## GIVEN INSTRUCTION
Assemble all lines in which the string "image" appears.

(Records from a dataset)
## BEGIN
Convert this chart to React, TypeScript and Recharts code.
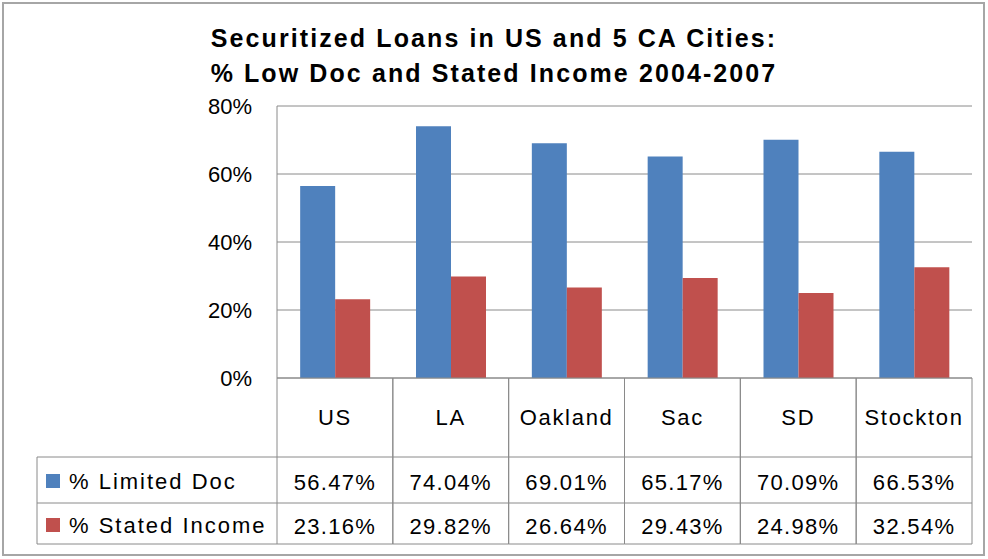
import { BarChart, Bar, XAxis, YAxis, CartesianGrid } from 'recharts';

const categories = ['US', 'LA', 'Oakland', 'Sac', 'SD', 'Stockton'];
const limitedDoc = [56.47, 74.04, 69.01, 65.17, 70.09, 66.53];
const statedIncome = [23.16, 29.82, 26.64, 29.43, 24.98, 32.54];
const yTicks = [0, 20, 40, 60, 80];

const seriesNames = ['% Limited Doc', '% Stated Income'];
const colors = ['#4F81BD', '#C0504D'];

const data = categories.map((name, i) => ({
  name,
  limited: limitedDoc[i],
  stated: statedIncome[i],
}));

const W = 988;
const H = 559;
const PLOT_LEFT = 277;
const PLOT_RIGHT = 972;
const COL_W = (PLOT_RIGHT - PLOT_LEFT) / categories.length;
const LEGEND_LEFT = 37;
const GRID = '#8a8a8a';
const FONT = "'Liberation Sans', Arial, sans-serif";

// rows of the data table, measured down from the x axis line
const CAT_ROW = 79;
const ROW1 = 125;
const ROW2 = 166;

function TableTick(props: any) {
  const { x, payload } = props;
  const i = payload.index;
  const top = 378;
  const left = x - COL_W / 2;
  const right = x + COL_W / 2;
  const txt = { fontFamily: FONT, fontSize: 22, fill: '#000', letterSpacing: 1.3 };
  return (
    <g>
      <line x1={left} x2={left} y1={top} y2={top + ROW2} stroke={GRID} />
      <line x1={right} x2={right} y1={top} y2={top + ROW2} stroke={GRID} />
      <line x1={left} x2={right} y1={top + CAT_ROW} y2={top + CAT_ROW} stroke={GRID} />
      <line x1={left} x2={right} y1={top + ROW1} y2={top + ROW1} stroke={GRID} />
      <line x1={left} x2={right} y1={top + ROW2} y2={top + ROW2} stroke={GRID} />
      <text x={x} y={top + 39} textAnchor="middle" dominantBaseline="central" {...txt} letterSpacing={1.7}>
        {payload.value}
      </text>
      <text x={x} y={top + 104} textAnchor="middle" dominantBaseline="central" {...txt}>
        {limitedDoc[i].toFixed(2)}%
      </text>
      <text x={x} y={top + 148} textAnchor="middle" dominantBaseline="central" {...txt}>
        {statedIncome[i].toFixed(2)}%
      </text>
      {i === 0 && (
        <g>
          <line x1={LEGEND_LEFT} x2={left} y1={top + CAT_ROW} y2={top + CAT_ROW} stroke={GRID} />
          <line x1={LEGEND_LEFT} x2={left} y1={top + ROW1} y2={top + ROW1} stroke={GRID} />
          <line x1={LEGEND_LEFT} x2={left} y1={top + ROW2} y2={top + ROW2} stroke={GRID} />
          <line x1={LEGEND_LEFT} x2={LEGEND_LEFT} y1={top + CAT_ROW} y2={top + ROW2} stroke={GRID} />
          {seriesNames.map((s, k) => {
            const cy = k === 0 ? top + 103 : top + 147;
            return (
              <g key={s}>
                <rect x={46} y={cy - 7} width={14} height={14} fill={colors[k]} />
                <text x={69} y={cy} dominantBaseline="central" {...txt} letterSpacing={2}>
                  {s}
                </text>
              </g>
            );
          })}
        </g>
      )}
    </g>
  );
}

export default function App() {
  return (
    <div style={{ position: 'absolute', left: 0, top: 0, width: W, height: H, background: '#fff' }}>
      <div
        style={{
          position: 'absolute',
          left: 2,
          top: 2,
          width: 983,
          height: 554,
          border: '2px solid #a6a6a6',
          boxSizing: 'border-box',
        }}
      />
      <div
        style={{
          position: 'absolute',
          left: 0,
          top: 21,
          width: W,
          textAlign: 'center',
          fontFamily: FONT,
          fontWeight: 'bold',
          fontSize: 25,
          lineHeight: '35px',
          letterSpacing: 2.1,
          color: '#000',
        }}
      >
        Securitized Loans in US and 5 CA Cities:
        <br />
        % Low Doc and Stated Income 2004-2007
      </div>
      <div style={{ position: 'absolute', left: 0, top: 0 }}>
        <BarChart
          width={W}
          height={H}
          data={data}
          margin={{ top: 106, right: W - PLOT_RIGHT, bottom: 11, left: PLOT_LEFT - 80 }}
          barCategoryGap="20%"
          barGap={0}
        >
          <CartesianGrid vertical={false} stroke={GRID} />
          <XAxis
            dataKey="name"
            height={170}
            tickLine={false}
            tickSize={0}
            axisLine={{ stroke: GRID }}
            tick={(p: any) => <TableTick {...p} />}
            interval={0}
          />
          <YAxis
            width={80}
            domain={[0, 80]}
            ticks={yTicks}
            tickFormatter={(v) => `${v}%`}
            tickLine={false}
            tickSize={0}
            tickMargin={25}
            axisLine={{ stroke: GRID }}
            tick={{ fontFamily: FONT, fontSize: 22, fill: '#000' }}
          />
          <YAxis
            yAxisId="right"
            orientation="right"
            width={0}
            domain={[0, 80]}
            tick={false}
            tickLine={false}
            axisLine={{ stroke: GRID }}
          />
          <Bar dataKey="limited" name={seriesNames[0]} fill={colors[0]} isAnimationActive={false} />
          <Bar dataKey="stated" name={seriesNames[1]} fill={colors[1]} isAnimationActive={false} />
        </BarChart>
      </div>
    </div>
  );
}
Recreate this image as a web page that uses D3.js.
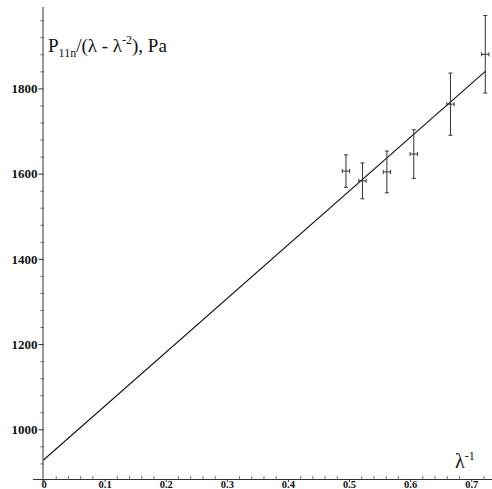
<!DOCTYPE html>
<html>
<head>
<meta charset="utf-8">
<script src="https://cdn.jsdelivr.net/npm/d3@7"></script>
<style>
  html, body { margin: 0; padding: 0; background: #fff; }
  svg { display: block; }
  svg text { font-family: "Liberation Serif", "Times New Roman", Times, "DejaVu Serif", serif; }
  .tick text { font-weight: bold; font-size: 13px; fill: #111; }
  .xax .tick text { font-size: 10.5px; }
</style>
</head>
<body>
<svg id="chart" width="492" height="489"></svg>
<script>
// ---- data ----
const xVals = [0.495, 0.522, 0.562, 0.606, 0.666, 0.723];
const yVals = [1606, 1583, 1604, 1646, 1763, 1880];
const yErr  = [38, 42, 49, 57, 73, 91];
const xErr  = [0.006, 0.006, 0.006, 0.006, 0.006, 0.006];
const fitX  = [0, 0.723];
const fitY  = [928, 1840];
const xTicks = [0, 0.1, 0.2, 0.3, 0.4, 0.5, 0.6, 0.7];
const yTicks = [1000, 1200, 1400, 1600, 1800];

const FONT = "'Liberation Serif', 'Times New Roman', Times, 'DejaVu Serif', serif";
const svg = d3.select("#chart");
const x = d3.scaleLinear().domain([-0.0172, 0.734]).range([33, 492]);
const y = d3.scaleLinear().domain([883.4, 1991]).range([479, 7]);

// x axis minor ticks (pointing up)
const xMinor = d3.range(0, 0.7301, 0.02).filter(v => xTicks.every(t => Math.abs(t - v) > 1e-6));
svg.append("g").attr("transform", `translate(0,${y(883.4)})`)
  .call(d3.axisBottom(x).tickValues(xMinor).tickSize(-3).tickFormat(""))
  .call(g => g.select(".domain").remove())
  .call(g => g.selectAll("line").attr("stroke", "#777"));
// x axis major
svg.append("g").attr("class", "xax").attr("transform", `translate(0,${y(883.4)})`)
  .call(d3.axisBottom(x).tickValues(xTicks).tickSize(3)
        .tickFormat(d => d === 0 ? "0" : d3.format(".1f")(d)))
  .call(g => g.attr("font-family", FONT))
  .call(g => g.select(".domain").attr("d", `M${x(-0.0172)},0.5H${x(0.734)}`).attr("stroke", "#333"))
  .call(g => g.selectAll(".tick line").attr("stroke", "#333"))
  .call(g => g.selectAll(".tick text").attr("y", 8.5).attr("dy", 0));

// y axis minor ticks
const yMinor = d3.range(920, 1991, 40).filter(v => yTicks.indexOf(v) < 0);
svg.append("g").attr("transform", `translate(${x(0)},0)`)
  .call(d3.axisLeft(y).tickValues(yMinor).tickSize(3).tickFormat(""))
  .call(g => g.select(".domain").remove())
  .call(g => g.selectAll("line").attr("stroke", "#666"));
// y axis major
svg.append("g").attr("transform", `translate(${x(0)},0)`)
  .call(d3.axisLeft(y).tickValues(yTicks).tickSize(5).tickPadding(1).tickFormat(d3.format("d")))
  .call(g => g.attr("font-family", FONT))
  .call(g => g.select(".domain").attr("d", `M-0.5,${y(1991)}V${y(883.4) + 3}`).attr("stroke", "#333"))
  .call(g => g.selectAll(".tick line").attr("stroke", "#333"));

// fit line
svg.append("path")
  .attr("d", d3.line().x((d, i) => x(fitX[i])).y(d => y(d))(fitY))
  .attr("fill", "none").attr("stroke", "#111").attr("stroke-width", 1.1);

// error bars
const pts = xVals.map((v, i) => ({ x: v, y: yVals[i], ey: yErr[i], ex: xErr[i] }));
const eb = svg.append("g").attr("stroke", "#333").attr("stroke-width", 1);
pts.forEach(p => {
  const cx = x(p.x), cy = y(p.y), t = y(p.y + p.ey), b = y(p.y - p.ey);
  const l = x(p.x - p.ex), r = x(p.x + p.ex);
  eb.append("line").attr("x1", cx).attr("x2", cx).attr("y1", t).attr("y2", b);
  eb.append("line").attr("x1", cx - 2).attr("x2", cx + 2).attr("y1", t).attr("y2", t);
  eb.append("line").attr("x1", cx - 2).attr("x2", cx + 2).attr("y1", b).attr("y2", b);
  eb.append("line").attr("x1", l).attr("x2", r).attr("y1", cy).attr("y2", cy);
  eb.append("line").attr("x1", l).attr("x2", l).attr("y1", cy - 2).attr("y2", cy + 2);
  eb.append("line").attr("x1", r).attr("x2", r).attr("y1", cy - 2).attr("y2", cy + 2);
});

// y title
const title = svg.append("text")
  .attr("x", 48).attr("y", 52)
  .attr("font-family", FONT)
  .attr("font-size", 19).attr("fill", "#111");
title.append("tspan").text("P");
title.append("tspan").attr("font-size", 12).attr("dy", 5).text("11n");
title.append("tspan").attr("dy", -5).text("/(λ - λ");
title.append("tspan").attr("font-size", 12).attr("dy", -8).text("-2");
title.append("tspan").attr("dy", 8).text("), Pa");

// x title
const xt = svg.append("text")
  .attr("x", 455).attr("y", 468)
  .attr("font-family", FONT)
  .attr("font-size", 20).attr("fill", "#111");
xt.append("tspan").text("λ");
xt.append("tspan").attr("font-size", 12).attr("dy", -8).text("-1");
</script>
</body>
</html>
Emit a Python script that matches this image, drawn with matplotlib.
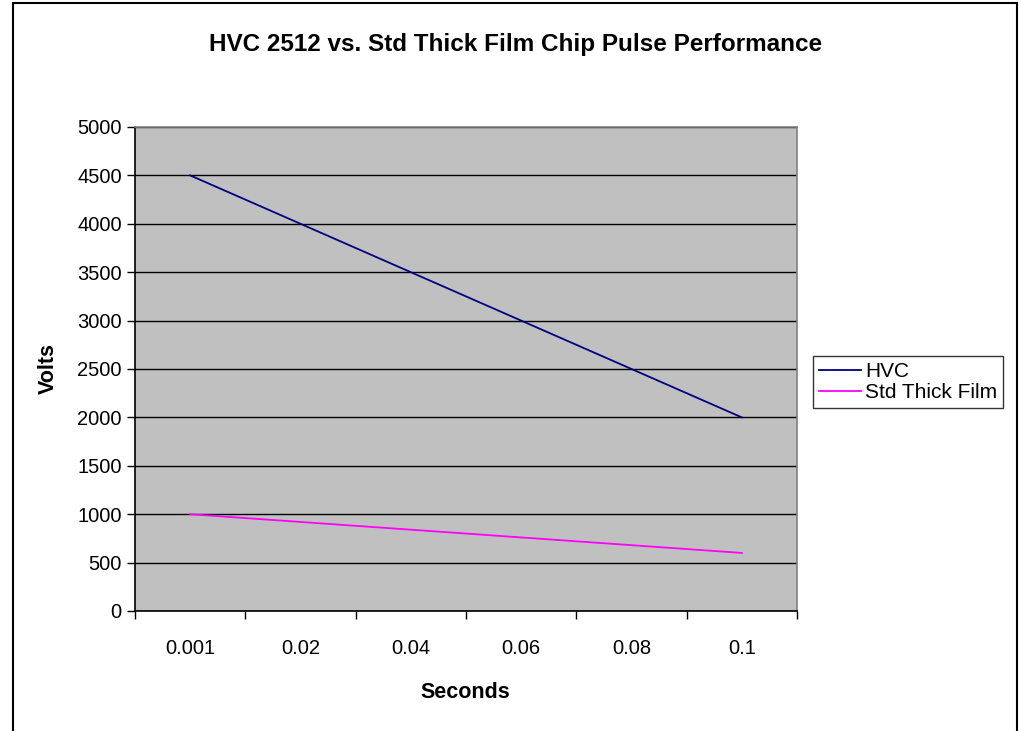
import matplotlib.pyplot as plt
import numpy as np
from matplotlib.patches import Rectangle

plt.rcParams['font.family'] = ['Liberation Sans', 'DejaVu Sans']

seconds = ['0.001', '0.02', '0.04', '0.06', '0.08', '0.1']
hvc = [4500, 4000, 3500, 3000, 2500, 2000]
std_thick = [1000, 920, 840, 760, 680, 600]

W, H = 1021, 731
fig = plt.figure(figsize=(W / 100, H / 100), dpi=100)

# plot area in pixels: left 135, right 797, top 127, bottom 611
ax = fig.add_axes([135 / W, 1 - 611 / H, (797 - 135) / W, (611 - 127) / H])
ax.set_facecolor('#C0C0C0')

x = np.arange(len(seconds))
ax.plot(x, hvc, color='#000080', lw=1.3, label='HVC')
ax.plot(x, std_thick, color='#FF00FF', lw=1.3, label='Std Thick Film')

ax.set_xlim(-0.5, len(seconds) - 0.5)
ax.set_ylim(0, 5000)
ax.set_yticks(np.arange(0, 5001, 500))
ax.yaxis.grid(True, color='black', lw=1)
ax.set_axisbelow(True)

# category boundaries as tick marks, labels in the middle
ax.set_xticks(np.arange(-0.5, len(seconds), 1.0))
ax.set_xticklabels([])
ax.set_xticks(x, minor=True)
ax.set_xticklabels(seconds, minor=True)
ax.tick_params(axis='x', which='major', direction='out', length=6, width=1, color='black')
ax.tick_params(axis='x', which='minor', length=0, pad=20, labelsize=14.5)
ax.tick_params(axis='y', direction='out', length=6, width=1, color='black', pad=3.5, labelsize=14.5)

for s in ['top', 'right']:
    ax.spines[s].set_color('#808080')
    ax.spines[s].set_linewidth(1.2)
for s in ['left', 'bottom']:
    ax.spines[s].set_color('black')
    ax.spines[s].set_linewidth(1.2)

fig.text(465 / W, 1 - 692 / H, 'Seconds', ha='center', va='center',
         fontsize=15.5, fontweight='bold')
fig.text(48 / W, 1 - 368 / H, 'Volts', ha='center', va='center',
         rotation=90, fontsize=15.5, fontweight='bold')

fig.text(516 / W, 1 - 45 / H,
         'HVC 2512 vs. Std Thick Film Chip Pulse Performance',
         ha='center', va='center', fontsize=17.5, fontweight='bold')

leg = ax.legend(loc='center left', bbox_to_anchor=(813 / W, 1 - 382 / H),
                bbox_transform=fig.transFigure, frameon=True, fancybox=False,
                edgecolor='black', fontsize=15, handlelength=2.0,
                handletextpad=0.2, borderpad=0.3, labelspacing=0.1,
                borderaxespad=0)
leg.get_frame().set_linewidth(1)

# outer chart border
fig.patches.append(Rectangle((13 / W, -0.01), (1017 - 13) / W, 1.01 - 3 / H,
                             transform=fig.transFigure, fill=False,
                             edgecolor='black', lw=1.5))

fig.savefig('out.png', dpi=100)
## END
## COMPLETE RESPONSE
Recreate this image as a web page that uses D3.js.
Emit a Python script that matches this image, drawn with matplotlib.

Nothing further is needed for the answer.